Insurance and Economy and Government

Techpoint explores tapping bank fund: Bankers oppose altering management of $308 million

December 4, 2006

High-tech leaders eager for money for venture capital investments have set their sights on a new potential source: Indiana's $308 million Public Deposit Insurance Fund.

It's an idea sure to draw adamant opposition. Take Indiana Bankers Association CEO Jim Cousins' reaction:

"Over my dead body," he said. "That fund exists to insure deposits. Any deviation from that, we will fight like banshees to oppose."

Formed in 1937, in the wake of the Great Depression, the PDIF insures deposits of public money in Indiana banks, much as the Federal Deposit Insurance Corp. safeguards individuals' deposits.

The state treasurer handles PDIF's day-to-day management. The fund is overseen by the state's Board for Depositories, which Gov. Mitch Daniels chairs.

Techpoint, a trade organization that lobbies on behalf of more than 330 of Indiana's high-tech firms,

tucked the concept of tapping the PDIF into its 2007 public policy agenda.

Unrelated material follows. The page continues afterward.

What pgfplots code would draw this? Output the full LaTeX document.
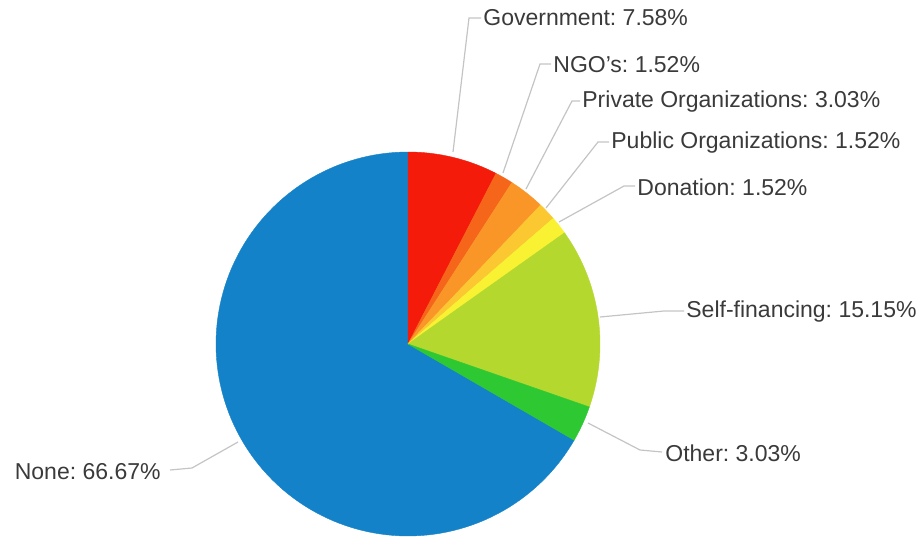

Techpoint's lawyer Mark Shublak, an Ice Miller associate, said the idea was developed with the help of local venture capitalists and investment bankers.

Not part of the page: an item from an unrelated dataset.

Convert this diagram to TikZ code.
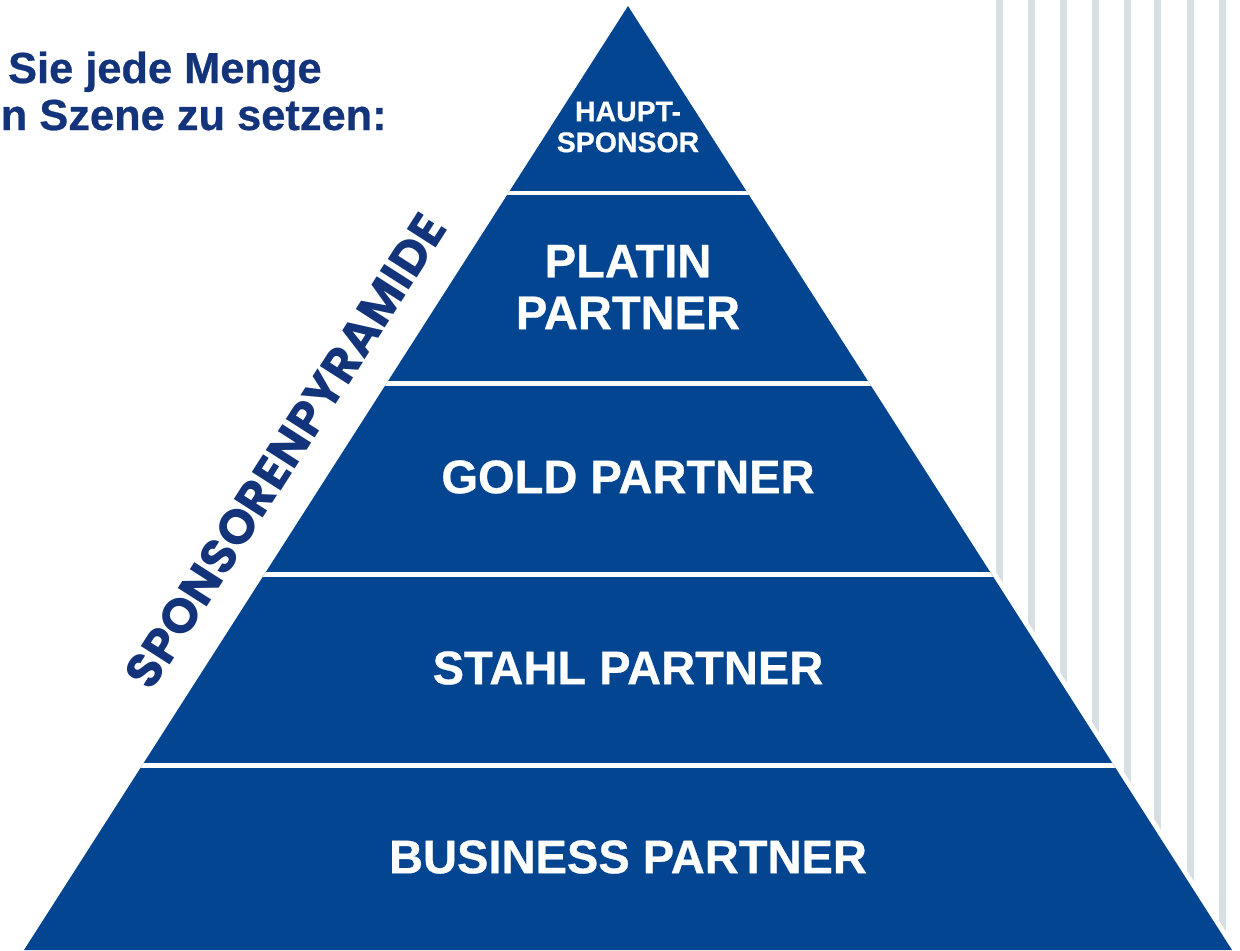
\documentclass[tikz,border=0pt]{standalone}
\usepackage{fontspec}
\setmainfont{Liberation Sans}
\newfontfamily\heavy[FakeBold=0.6]{Liberation Sans Bold}
\newfontfamily\pop{Poppins}
\definecolor{pyr}{RGB}{3,69,145}
\definecolor{navy}{RGB}{19,52,122}
\definecolor{stripe}{RGB}{216,223,226}
\tikzset{
  bandlbl/.style={text=white, font=\heavy\fontsize{26.8}{29.5}\selectfont, align=center, inner sep=0pt},
  toplbl/.style={text=white, font=\heavy\fontsize{16.2}{17.6}\selectfont, align=center, inner sep=0pt},
  headlbl/.style={text=navy, font=\heavy\fontsize{24.7}{28}\selectfont, inner sep=0pt},
  sidelbl/.style={text=navy, font=\pop\bfseries\fontsize{27.8}{27.8}\selectfont, inner sep=0pt}
}
\begin{document}
\begin{tikzpicture}[x=0.02cm,y=-0.02cm]
\useasboundingbox (0,0) rectangle (1240,950);
% background stripes
\foreach \s in {996,1028,1060,1092,1124,1154,1187,1219}
  \fill[stripe] (\s,0) rectangle (\s+7,950);
% pyramid
\coordinate (apex) at (628,6);
\coordinate (bl) at (24,950);
\coordinate (br) at (1232,950);
\draw[white, line width=5.5pt, line join=miter] (apex) -- (bl) -- (br) -- cycle;
\fill[pyr] (apex) -- (bl) -- (br) -- cycle;
\begin{scope}
  \clip (apex) -- (bl) -- (br) -- cycle;
  \foreach \y in {193,383.5,574.5,765.5}
    \draw[white, line width=2.6pt] (0,\y) -- (1240,\y);
\end{scope}
% labels
\node[toplbl] (haupt) at (628,127) {HAUPT-\\SPONSOR};
\node[bandlbl] (platin) at (628,287) {PLATIN\\PARTNER};
\node[bandlbl] (gold) at (628,477) {GOLD PARTNER};
\node[bandlbl] (stahl) at (628,668) {STAHL PARTNER};
\node[bandlbl] (business) at (628,857) {BUSINESS PARTNER};
\node[sidelbl, rotate=57.4] (side) at (286,451) {SPONSORENPYRAMIDE};
% heading
\node[headlbl, anchor=base east] (l1) at (322,83) {Sie jede Menge};
\node[headlbl, anchor=base east] (l2) at (387,130) {n Szene zu setzen:};
\end{tikzpicture}
\end{document}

"There's not been a run on Indiana banks for 50 years at least," Shublak said. "And I think the General Assembly has recognized that this money has been used in the past for other purposes."

Similar arguments led the managers of Indiana's largest pensions, the Public Employees' Retirement Fund and the Indiana State Teachers' Retirement Fund, to diversify more aggressively into venture capital on Daniels' watch.

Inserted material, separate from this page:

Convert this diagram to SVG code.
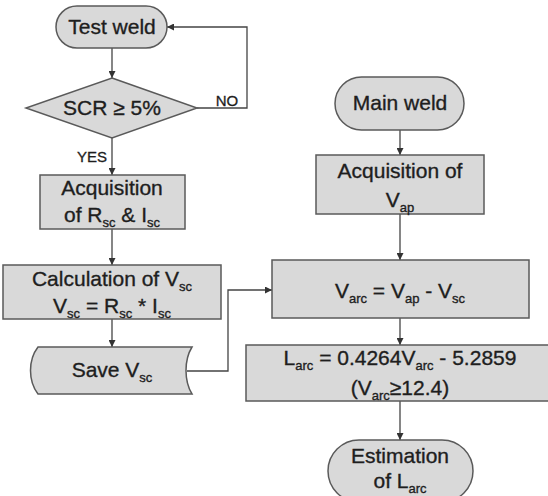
<svg xmlns="http://www.w3.org/2000/svg" width="548" height="496" viewBox="0 0 548 496">
<style>
.n{fill:#d9d9d9;stroke:#5a5a5a;stroke-width:1.5}
.t{font-family:"Liberation Sans",Arial,sans-serif;font-size:21px;fill:#1e1e1e;stroke:#1e1e1e;stroke-width:0.35;text-anchor:middle}
.s{font-size:13px}
.l{font-family:"Liberation Sans",Arial,sans-serif;font-size:15px;fill:#1e1e1e;stroke:#1e1e1e;stroke-width:0.3;text-anchor:middle}
.c{fill:none;stroke:#444;stroke-width:1.3}
</style>
<defs>
<marker id="ah" viewBox="0 0 8 8" refX="8" refY="4" markerWidth="7" markerHeight="7" markerUnits="userSpaceOnUse" orient="auto">
<path d="M0,0 L8,4 L0,8 Z" fill="#333"/>
</marker>
</defs>
<rect width="548" height="496" fill="#ffffff"/>
<g id="connectors">
<path class="c" d="M112,48 V78" marker-end="url(#ah)"/>
<path class="c" d="M197,108 H247 V27 H167" marker-end="url(#ah)"/>
<path class="c" d="M112,138 V175" marker-end="url(#ah)"/>
<path class="c" d="M112,229 V265" marker-end="url(#ah)"/>
<path class="c" d="M112,319 V347" marker-end="url(#ah)"/>
<path class="c" d="M187,371 H228 V290 H272" marker-end="url(#ah)"/>
<path class="c" d="M400,130 V155" marker-end="url(#ah)"/>
<path class="c" d="M400,214 V260" marker-end="url(#ah)"/>
<path class="c" d="M400,318 V345" marker-end="url(#ah)"/>
<path class="c" d="M400,401 V440" marker-end="url(#ah)"/>
<text class="l" x="227" y="106">NO</text>
<text class="l" x="92" y="162">YES</text>
</g>
<g id="test-weld">
<rect class="n" x="56" y="6" width="111" height="42" rx="21"/>
<text class="t" x="112" y="34">Test weld</text>
</g>
<g id="scr-decision">
<path class="n" d="M112,78 L197,108 L112,138 L26,108 Z"/>
<text class="t" x="112" y="115">SCR ≥ 5%</text>
</g>
<g id="acq-rsc-isc">
<rect class="n" x="40" y="175" width="145" height="54"/>
<text class="t" x="112" y="195">Acquisition</text>
<text class="t" x="112" y="222">of R<tspan class="s" dy="5">sc</tspan><tspan dy="-5"> &amp; I</tspan><tspan class="s" dy="5">sc</tspan></text>
</g>
<g id="calc-vsc">
<rect class="n" x="3" y="265" width="218" height="54"/>
<text class="t" x="112" y="286">Calculation of V<tspan class="s" dy="5">sc</tspan></text>
<text class="t" x="112" y="313">V<tspan class="s" dy="5">sc</tspan><tspan dy="-5"> = R</tspan><tspan class="s" dy="5">sc</tspan><tspan dy="-5"> * I</tspan><tspan class="s" dy="5">sc</tspan></text>
</g>
<g id="save-vsc">
<path class="n" d="M38,347 H192 C184,360 184,381 192,394 H38 C28,381 28,360 38,347 Z"/>
<text class="t" x="112" y="377">Save V<tspan class="s" dy="5">sc</tspan></text>
</g>
<g id="main-weld">
<rect class="n" x="335" y="77" width="129" height="53" rx="26.5"/>
<text class="t" x="400" y="110">Main weld</text>
</g>
<g id="acq-vap">
<rect class="n" x="316" y="155" width="168" height="59"/>
<text class="t" x="400" y="178">Acquisition of</text>
<text class="t" x="400" y="207">V<tspan class="s" dy="5">ap</tspan></text>
</g>
<g id="varc">
<rect class="n" x="272" y="260" width="257" height="58"/>
<text class="t" x="400" y="298">V<tspan class="s" dy="5">arc</tspan><tspan dy="-5"> = V</tspan><tspan class="s" dy="5">ap</tspan><tspan dy="-5"> - V</tspan><tspan class="s" dy="5">sc</tspan></text>
</g>
<g id="larc">
<rect class="n" x="246" y="345" width="305" height="56"/>
<text class="t" x="400" y="365">L<tspan class="s" dy="5">arc</tspan><tspan dy="-5"> = 0.4264V</tspan><tspan class="s" dy="5">arc</tspan><tspan dy="-5"> - 5.2859</tspan></text>
<text class="t" x="400" y="395">(V<tspan class="s" dy="5">arc</tspan><tspan dy="-5">≥12.4)</tspan></text>
</g>
<g id="estimation">
<rect class="n" x="328" y="440" width="145" height="62" rx="31"/>
<text class="t" x="400" y="463">Estimation</text>
<text class="t" x="400" y="488">of L<tspan class="s" dy="5">arc</tspan></text>
</g>
</svg>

A big difference this time around is the idea does not have the backing of the governor's administration.

"We probably get a request a week to go in and loot the money in that fund," said State Budget Director Chuck Schalliol, who rebuffs such overtures.

"The money is there for a specific purpose; in the event of a catastrophe that wouldn't be covered by the federal government, we have this money in place."

The PDIF's $308 million currently is invested in extremely safe instruments, such as Treasury bonds. The goal is to preserve the PDIF's value against inflation. Any investment gains are used to help shore up police and fire pensions. Since 2001, $52 million in PDIF interest has been distributed to 129 Indiana communities for that purpose.

As an insurance fund, PDIF can't afford riskier investments, Cousins said. That's because, by law, it must always hold enough assets to repay public deposits if a bank should fail. The state's banks would have to step in to cover any shortfall.

"They're proposing driving a nail in the bottom of the bucket," Cousins said. "Who's putting the money back in the top to keep it full? Not taxpayers. Not the high-tech business community. Just the banks."

It's not clear how many years have passed since PDIF was tapped to bail out a failed bank. Outgoing State Treasurer

Tim Berry did not respond to IBJ's request for comment on the insurance fund.

Techpoint argues Indiana could accomplish far more with the PDIF. Hypothetically, the money could stimulate the state's economy by underwriting the development of fast-growing local businesses. And successful companies would ultimately provide more business for Indiana's banks.

To free the PDIF's principal for any sort of new investment, Indiana would first need to find another way to insure public deposits.

Congress occasionally has considered extending FDIC's blanket, Cousins said, but the effort has never gained enough traction to become law.

He thinks Congress' doing so is a long shot, but Shublak thinks federal lawmakers might revisit the issue soon.

"It's a debate about where the money goes after there are means at the congressional level to cover this activity," Shublak said. "We're having discussions with legislators currently to get their feedback on how much of the money could be dedicated to new ventures in the state of Indiana."

Over the years, Indiana lawmakers and others have eyed PDIF funds for a variety of uses, including to shore up the state budget, said Christopher Murphy, CEO of South Bend-based First Source Bank and a member of the Indiana Board for Depositories.

"Everybody in the world wants to tap the fund. But once you open it up, it'll go to other places," he said. "I think it's stupid as hell. Everybody says it's easier than getting something through the Legislature for new money. But it's ill-advised in my opinion."